Changement de ton, c'est le tour de Maître Weber, pour Gavroche Productions. Le ton est celui de l'indignation, véhément, théâtral. Qu'on ne vienne pas me dire...! La tactique du plaideur est de montrer que la société Gavroche, bien intentionnée, a fait - contrairement à ce que prétendent ses adversaires - tout ce qui était en son pouvoir pour resolidariser les deux co-auteurs qui d'après elle ne s'entendaient pas si bien que ca parce qu'ils auraient eu des intérêts différents. Le banc des avocats des autres parties, s'agite. L'avocat fait beaucoup de name-dropping ce qui commence à agacer le public. A un moment de la plaidoirie de Maitre Weber, un petit homme assis juste derrière moi jaillit de son banc comme un diable, les yeux exorbités, il tonitrue :
- J'arrive de la Pointe du Raz (!) et je ne suis pas venu pour entendre vos conneries.... Moi, je veux voir les films d'Etaix... Je retourne en mer...
La blonde et douce Odile Etaix arrive à convaincre le marin courroucé de sortir de la salle, et elle l'accompagne.

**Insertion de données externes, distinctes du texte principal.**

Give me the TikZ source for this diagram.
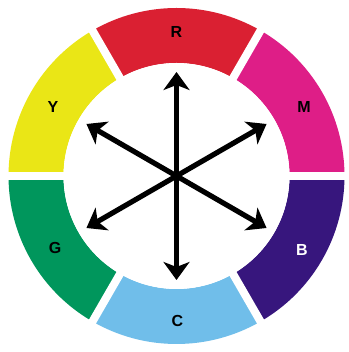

L'incident est clos.
L'irritation déjà sensible dans le public atteint un sommet quand Maitre Weber se retourne, pointe du doigt vers nous et martèle :
- Il n'y a personne parmi vous dans cette salle qui ait aidé Pierre Etaix quand il en avait vraiment besoin (sous-entendu, nous, si !)
- Faire croire à une cabale de producteur contre Etaix, c'est noyer le poisson...
- Vous êtes en train de faire le procès de celui qui a voulu vous aider et à qui vous coupez la main...

Pour la Fondation Groupama Gan, Maitre Boespflug, reste dans le même registre que l'avocat de Gavroche Productions, celui de l'indignation, mais en montant encore d'un ton dans la véhémence, la déambulation et la gesticulation :
- Les bras m'en tombent...
L'avocat défend la pureté des intentions de la fondation qui s'est vue ridiculement accusée d'avoir... aboli la rareté du film Yoyo (sic), en le restaurant et en montrant une copie au public en 2007 ! Comme si pour apprécier pleinement la valeur d'une œuvre artistique, il fallait la garder le plus possible hors de la vue des spectateurs !
La fondation s'estime prise en otage dans cette affaire, tout comme les co-auteurs des films. Des otages salis qui plus est, par l'accusation de contrefaçon et une demande d'indemnisation pharaonique (1450 K euros), alors que le film n'a été montré depuis janvier 2007 qu'à 300 personnes au plus, invitées lors de deux ou trois projections culturelles gratuites en présence de Pierre Etaix.

Rendez-vous au vendredi 26 juin pour le verdict.